The researchers disagreed on whether miscarried babies can be used in ethical medical research. “If valid informed consent is obtained from the parents following a natural or spontaneous miscarriage, there is no moral problem with using the tissues from the child's corpse for research. This would be equivalent to consenting to an organ donation from their deceased child,” said Pacholczyk.

However, Foht said that such an action “is ethically questionable.”

“Unlike adult organ donors, these unborn children would not have had an opportunity to agree prior to their death to have their bodies used in this way, and parents under these circumstances of profound loss and grief are not in a good position to consent to the use of their children's bodies for medical research,” he said.

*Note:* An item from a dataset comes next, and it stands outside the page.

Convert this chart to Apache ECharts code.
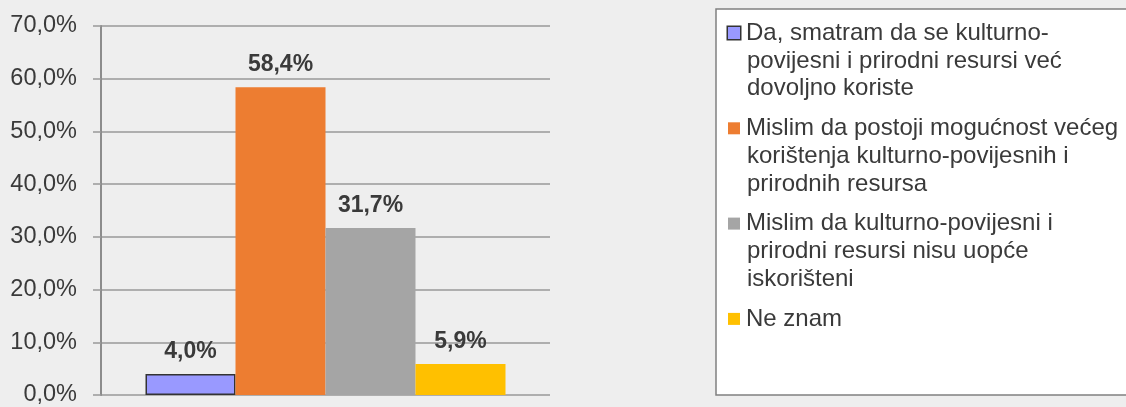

Neither Vanderbilt nor St. Jude responded to multiple requests for comment on the ethics of their research, related to whether they support using fetal tissue from aborted babies. Pacholczyk said that “valid informed consent cannot be obtained” if tissue was received from an aborted child because a mother who signed paperwork “would have already categorically demonstrated that she does not have the best interests of her child in mind, having arranged for the taking of that child's life.”

“From the ethical point of view,” said Pacholczyk, who wrote on this subject in The Boston Pilot, a mother “has disqualified herself from being able to give valid informed consent on behalf of her now-deceased child.”

The AP reports that “the Vanderbilt University Medical Center received $4.3 million in 2011 and $5.7 million in 2012,” and that “St. Jude Children's Research Hospital in Memphis also received an NIH grant of $403,200 in 2011 to research treatments for retinal tumors.”